Start

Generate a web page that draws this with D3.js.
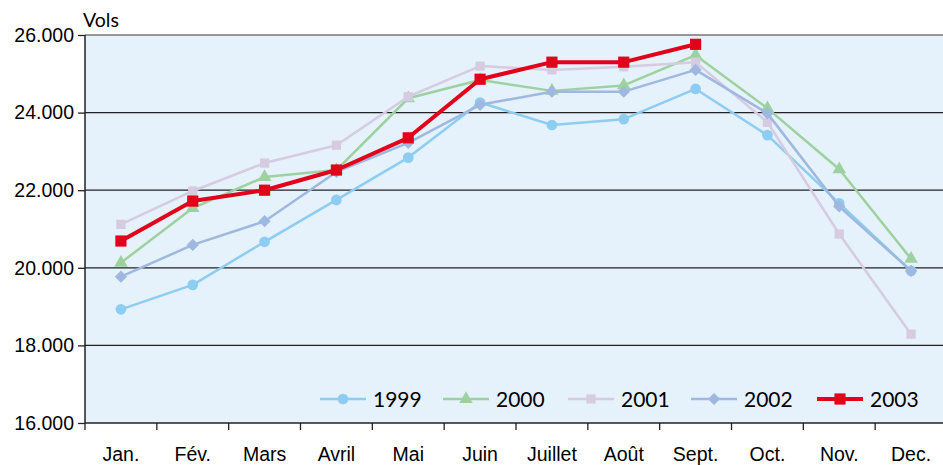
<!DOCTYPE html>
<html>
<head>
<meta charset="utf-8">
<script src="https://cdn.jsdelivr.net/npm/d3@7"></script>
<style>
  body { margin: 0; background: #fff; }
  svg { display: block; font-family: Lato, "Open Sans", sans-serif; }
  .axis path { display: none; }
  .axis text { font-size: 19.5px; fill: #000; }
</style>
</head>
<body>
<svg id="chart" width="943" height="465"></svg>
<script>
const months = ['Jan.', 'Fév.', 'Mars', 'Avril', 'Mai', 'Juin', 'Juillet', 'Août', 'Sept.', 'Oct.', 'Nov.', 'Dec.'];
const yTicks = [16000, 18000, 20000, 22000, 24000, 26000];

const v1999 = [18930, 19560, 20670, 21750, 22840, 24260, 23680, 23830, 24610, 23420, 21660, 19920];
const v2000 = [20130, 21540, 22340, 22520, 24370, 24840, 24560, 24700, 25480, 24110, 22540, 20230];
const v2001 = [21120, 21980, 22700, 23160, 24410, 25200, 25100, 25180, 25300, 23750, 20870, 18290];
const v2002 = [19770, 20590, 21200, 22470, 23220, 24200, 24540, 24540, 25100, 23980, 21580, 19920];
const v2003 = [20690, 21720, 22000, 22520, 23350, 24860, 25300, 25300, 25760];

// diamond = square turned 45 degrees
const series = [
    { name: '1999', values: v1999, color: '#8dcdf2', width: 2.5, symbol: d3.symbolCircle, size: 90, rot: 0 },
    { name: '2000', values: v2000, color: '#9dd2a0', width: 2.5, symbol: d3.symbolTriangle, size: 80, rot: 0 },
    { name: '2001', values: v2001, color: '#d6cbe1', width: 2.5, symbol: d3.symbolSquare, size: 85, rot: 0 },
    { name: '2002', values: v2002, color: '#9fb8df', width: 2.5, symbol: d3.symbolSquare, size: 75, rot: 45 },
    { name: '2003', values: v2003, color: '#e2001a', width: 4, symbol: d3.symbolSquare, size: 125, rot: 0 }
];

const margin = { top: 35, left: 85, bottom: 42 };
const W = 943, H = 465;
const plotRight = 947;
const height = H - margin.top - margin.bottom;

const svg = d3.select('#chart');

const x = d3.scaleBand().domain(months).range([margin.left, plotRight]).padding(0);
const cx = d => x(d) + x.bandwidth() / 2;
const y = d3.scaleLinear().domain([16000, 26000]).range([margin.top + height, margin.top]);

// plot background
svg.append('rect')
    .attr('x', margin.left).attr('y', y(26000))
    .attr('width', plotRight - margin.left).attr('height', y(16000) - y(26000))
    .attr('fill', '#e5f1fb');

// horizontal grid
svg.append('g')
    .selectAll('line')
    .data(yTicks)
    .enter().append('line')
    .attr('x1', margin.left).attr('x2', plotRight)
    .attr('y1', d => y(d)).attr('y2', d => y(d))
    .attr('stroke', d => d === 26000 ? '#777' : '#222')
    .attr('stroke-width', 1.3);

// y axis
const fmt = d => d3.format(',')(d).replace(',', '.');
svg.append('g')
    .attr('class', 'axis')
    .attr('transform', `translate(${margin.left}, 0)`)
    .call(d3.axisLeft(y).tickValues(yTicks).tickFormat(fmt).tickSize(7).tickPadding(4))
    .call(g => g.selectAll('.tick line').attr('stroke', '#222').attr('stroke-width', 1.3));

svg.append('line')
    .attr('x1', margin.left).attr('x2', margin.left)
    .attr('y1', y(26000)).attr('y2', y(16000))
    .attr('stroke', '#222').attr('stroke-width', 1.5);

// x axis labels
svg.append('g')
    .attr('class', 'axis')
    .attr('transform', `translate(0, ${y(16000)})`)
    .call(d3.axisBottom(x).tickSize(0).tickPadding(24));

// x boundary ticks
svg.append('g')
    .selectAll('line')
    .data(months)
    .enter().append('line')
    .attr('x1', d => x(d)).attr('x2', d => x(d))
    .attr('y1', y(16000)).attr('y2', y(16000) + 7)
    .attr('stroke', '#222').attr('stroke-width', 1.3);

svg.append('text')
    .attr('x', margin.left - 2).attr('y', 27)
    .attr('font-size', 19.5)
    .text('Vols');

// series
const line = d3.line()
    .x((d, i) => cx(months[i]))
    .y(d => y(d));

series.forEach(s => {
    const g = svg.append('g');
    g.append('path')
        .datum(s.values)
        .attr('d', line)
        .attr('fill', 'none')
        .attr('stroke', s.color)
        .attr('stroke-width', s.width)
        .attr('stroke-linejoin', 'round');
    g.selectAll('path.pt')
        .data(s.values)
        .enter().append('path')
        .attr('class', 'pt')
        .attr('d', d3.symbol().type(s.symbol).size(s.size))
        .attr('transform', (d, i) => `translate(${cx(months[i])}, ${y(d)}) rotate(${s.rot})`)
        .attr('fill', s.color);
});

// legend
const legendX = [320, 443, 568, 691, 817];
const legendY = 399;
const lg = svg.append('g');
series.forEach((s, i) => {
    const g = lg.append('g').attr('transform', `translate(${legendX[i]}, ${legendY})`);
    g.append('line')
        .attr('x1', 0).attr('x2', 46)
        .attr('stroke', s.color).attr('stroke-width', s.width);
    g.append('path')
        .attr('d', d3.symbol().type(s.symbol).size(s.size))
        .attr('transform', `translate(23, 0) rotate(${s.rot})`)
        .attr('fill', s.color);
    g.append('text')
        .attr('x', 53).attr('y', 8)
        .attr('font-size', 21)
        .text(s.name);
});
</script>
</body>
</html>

End
Start

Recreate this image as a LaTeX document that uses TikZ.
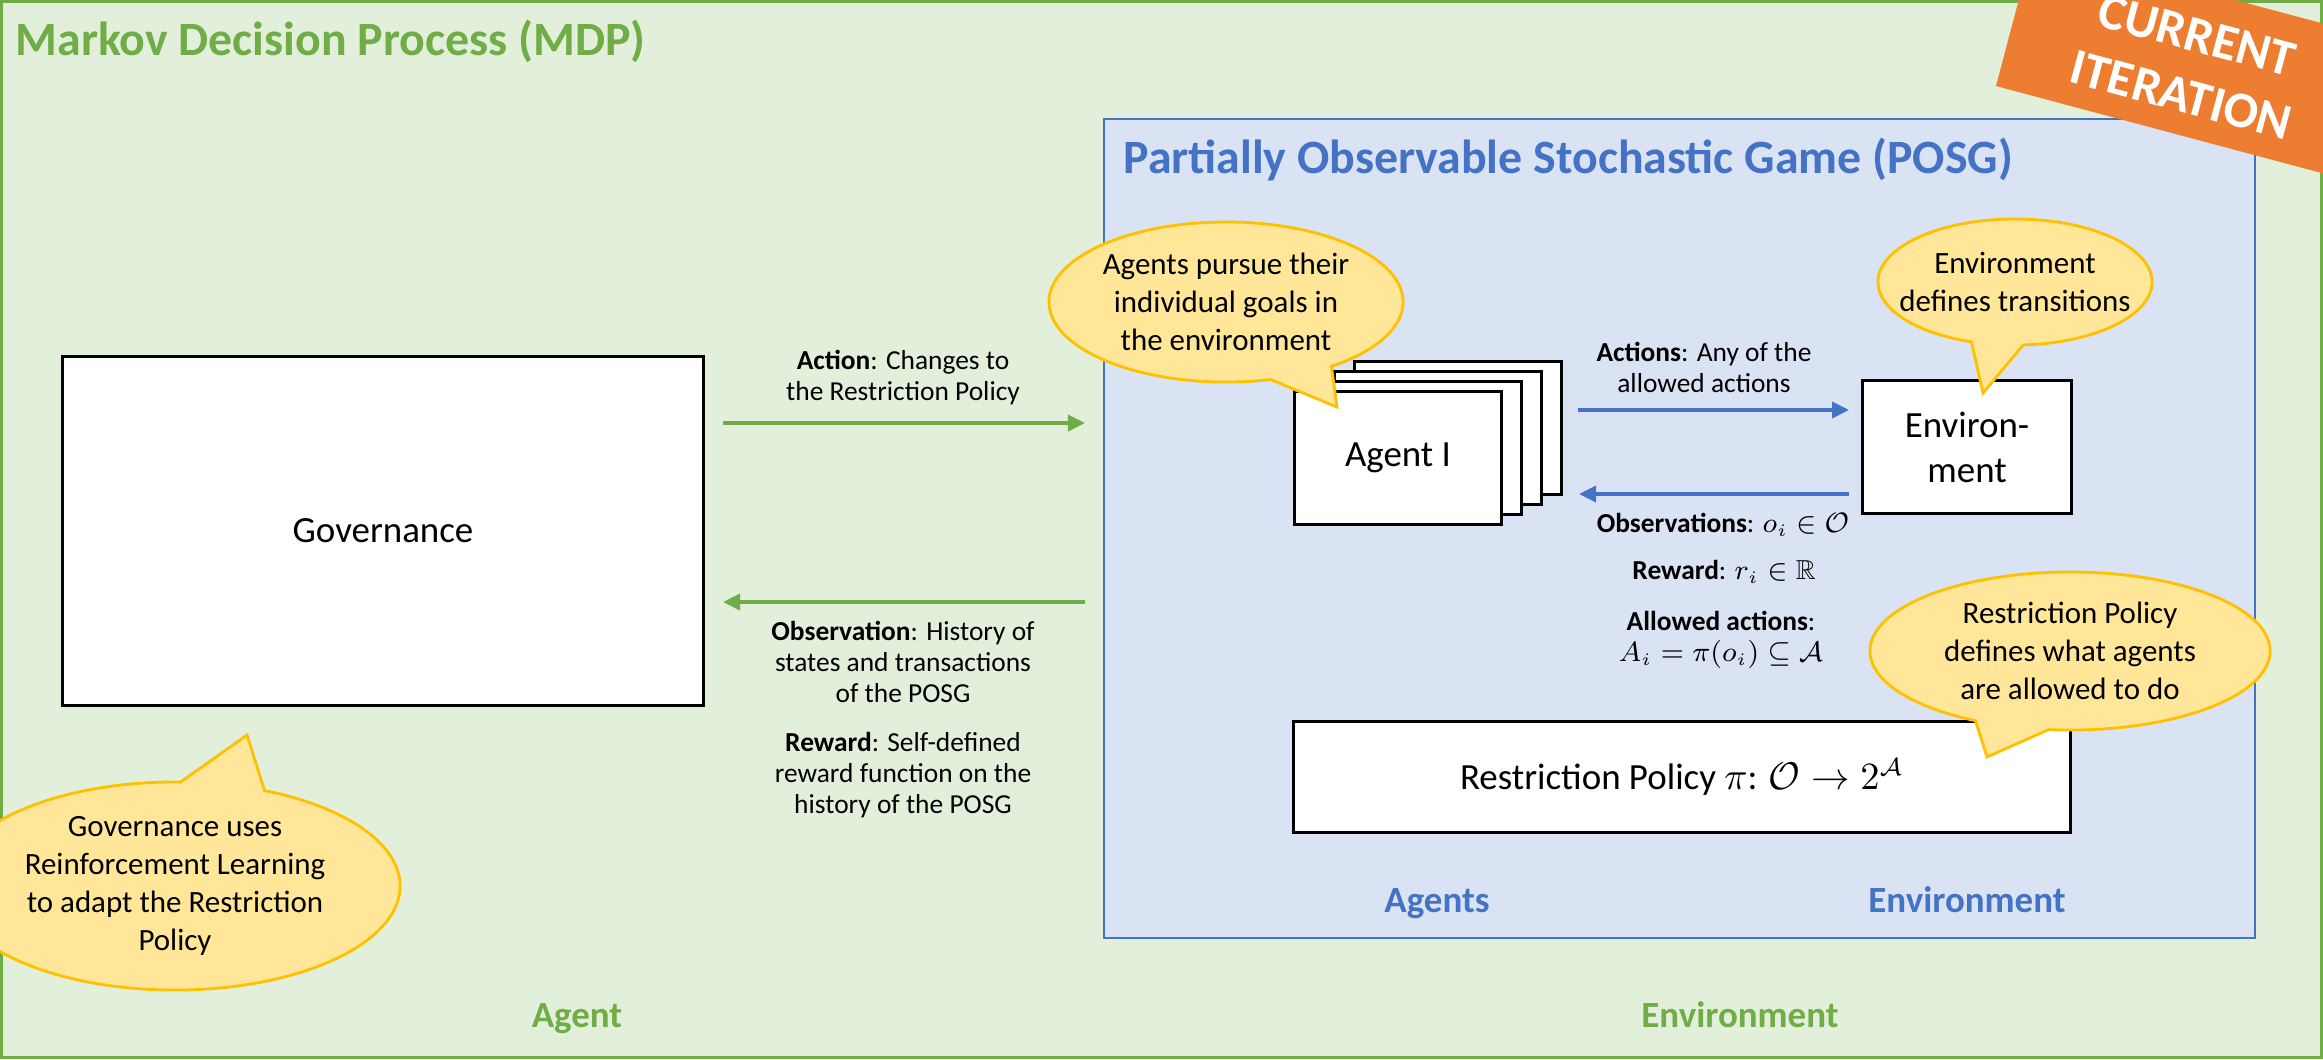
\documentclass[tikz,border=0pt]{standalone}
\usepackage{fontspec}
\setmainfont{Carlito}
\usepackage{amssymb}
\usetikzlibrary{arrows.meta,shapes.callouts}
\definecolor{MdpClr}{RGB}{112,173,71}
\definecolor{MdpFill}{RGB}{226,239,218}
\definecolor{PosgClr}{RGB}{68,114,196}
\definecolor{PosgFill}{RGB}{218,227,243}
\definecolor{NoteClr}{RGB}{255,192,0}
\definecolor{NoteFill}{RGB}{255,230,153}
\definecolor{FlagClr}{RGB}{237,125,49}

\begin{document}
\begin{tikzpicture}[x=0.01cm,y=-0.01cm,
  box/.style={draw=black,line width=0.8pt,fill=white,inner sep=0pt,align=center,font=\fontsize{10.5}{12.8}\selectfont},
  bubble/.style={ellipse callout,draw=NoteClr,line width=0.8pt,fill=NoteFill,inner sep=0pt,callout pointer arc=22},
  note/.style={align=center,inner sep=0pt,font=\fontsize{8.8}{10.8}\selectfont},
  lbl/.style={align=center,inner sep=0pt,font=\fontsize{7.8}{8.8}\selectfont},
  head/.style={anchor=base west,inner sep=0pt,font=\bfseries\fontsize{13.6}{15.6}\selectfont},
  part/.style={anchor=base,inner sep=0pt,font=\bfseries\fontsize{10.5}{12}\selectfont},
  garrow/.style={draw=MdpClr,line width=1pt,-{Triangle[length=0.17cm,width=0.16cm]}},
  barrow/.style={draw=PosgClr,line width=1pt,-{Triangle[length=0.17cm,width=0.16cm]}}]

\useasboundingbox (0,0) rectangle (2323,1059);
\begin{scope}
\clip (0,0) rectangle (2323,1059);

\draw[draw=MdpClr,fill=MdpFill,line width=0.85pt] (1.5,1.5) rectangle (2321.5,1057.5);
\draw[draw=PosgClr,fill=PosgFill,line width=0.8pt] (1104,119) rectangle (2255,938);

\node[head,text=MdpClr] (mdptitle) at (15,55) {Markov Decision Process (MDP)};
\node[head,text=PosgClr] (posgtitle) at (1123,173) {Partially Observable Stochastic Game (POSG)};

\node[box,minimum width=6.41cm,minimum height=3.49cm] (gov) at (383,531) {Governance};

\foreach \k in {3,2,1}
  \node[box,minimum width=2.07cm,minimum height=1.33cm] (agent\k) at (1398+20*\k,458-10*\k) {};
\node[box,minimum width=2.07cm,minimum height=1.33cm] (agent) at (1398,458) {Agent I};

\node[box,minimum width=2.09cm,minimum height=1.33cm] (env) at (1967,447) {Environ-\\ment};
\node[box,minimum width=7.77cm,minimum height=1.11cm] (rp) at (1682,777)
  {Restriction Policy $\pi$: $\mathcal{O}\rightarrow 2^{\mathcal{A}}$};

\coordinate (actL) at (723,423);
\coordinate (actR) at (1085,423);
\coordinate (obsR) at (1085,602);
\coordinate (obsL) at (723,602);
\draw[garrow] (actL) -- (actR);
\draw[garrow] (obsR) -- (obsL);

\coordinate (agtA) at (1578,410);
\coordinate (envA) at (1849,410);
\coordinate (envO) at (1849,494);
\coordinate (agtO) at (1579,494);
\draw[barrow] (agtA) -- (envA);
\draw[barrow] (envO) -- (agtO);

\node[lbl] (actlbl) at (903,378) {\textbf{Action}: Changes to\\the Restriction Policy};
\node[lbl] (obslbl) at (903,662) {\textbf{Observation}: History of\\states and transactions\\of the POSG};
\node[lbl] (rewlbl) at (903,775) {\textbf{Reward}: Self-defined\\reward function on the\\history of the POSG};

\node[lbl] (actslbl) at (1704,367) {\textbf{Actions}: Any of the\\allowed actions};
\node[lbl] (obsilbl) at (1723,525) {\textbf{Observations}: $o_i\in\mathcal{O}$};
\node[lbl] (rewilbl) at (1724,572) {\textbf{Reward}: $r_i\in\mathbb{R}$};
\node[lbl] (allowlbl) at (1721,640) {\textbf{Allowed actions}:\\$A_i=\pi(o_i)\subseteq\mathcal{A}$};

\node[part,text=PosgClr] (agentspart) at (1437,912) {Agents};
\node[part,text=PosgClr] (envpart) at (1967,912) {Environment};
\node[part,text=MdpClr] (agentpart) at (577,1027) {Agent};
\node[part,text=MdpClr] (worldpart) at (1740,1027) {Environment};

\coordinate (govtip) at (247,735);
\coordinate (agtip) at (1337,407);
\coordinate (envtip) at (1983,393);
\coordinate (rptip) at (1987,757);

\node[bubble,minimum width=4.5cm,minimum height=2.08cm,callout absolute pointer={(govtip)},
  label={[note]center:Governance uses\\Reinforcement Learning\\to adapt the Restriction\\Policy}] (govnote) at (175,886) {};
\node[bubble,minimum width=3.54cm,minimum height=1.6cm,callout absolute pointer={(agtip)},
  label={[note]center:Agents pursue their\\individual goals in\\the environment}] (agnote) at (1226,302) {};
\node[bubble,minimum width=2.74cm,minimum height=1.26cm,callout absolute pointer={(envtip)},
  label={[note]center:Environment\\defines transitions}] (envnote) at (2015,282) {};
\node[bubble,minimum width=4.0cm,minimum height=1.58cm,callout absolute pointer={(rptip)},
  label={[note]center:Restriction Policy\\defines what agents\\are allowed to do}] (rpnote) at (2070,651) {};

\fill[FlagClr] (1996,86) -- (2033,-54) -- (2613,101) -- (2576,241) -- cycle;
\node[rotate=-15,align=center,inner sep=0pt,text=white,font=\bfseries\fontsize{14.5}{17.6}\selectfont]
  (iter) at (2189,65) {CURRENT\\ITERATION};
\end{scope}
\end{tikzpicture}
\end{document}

End

§ **The task**: Beginning at the line above that contains "Generate a web", repeat each line exactly through the one that contains "const yTicks = [16000, 18000, 20000, 22000, 24000, 26000];", and leave out the pictures.

§ **Exercise solution**:
Generate a web page that draws this with D3.js.
<!DOCTYPE html>
<html>
<head>
<meta charset="utf-8">
<script src="https://cdn.jsdelivr.net/npm/d3@7"></script>
<style>
  body { margin: 0; background: #fff; }
  svg { display: block; font-family: Lato, "Open Sans", sans-serif; }
  .axis path { display: none; }
  .axis text { font-size: 19.5px; fill: #000; }
</style>
</head>
<body>
<svg id="chart" width="943" height="465"></svg>
<script>
const months = ['Jan.', 'Fév.', 'Mars', 'Avril', 'Mai', 'Juin', 'Juillet', 'Août', 'Sept.', 'Oct.', 'Nov.', 'Dec.'];
const yTicks = [16000, 18000, 20000, 22000, 24000, 26000];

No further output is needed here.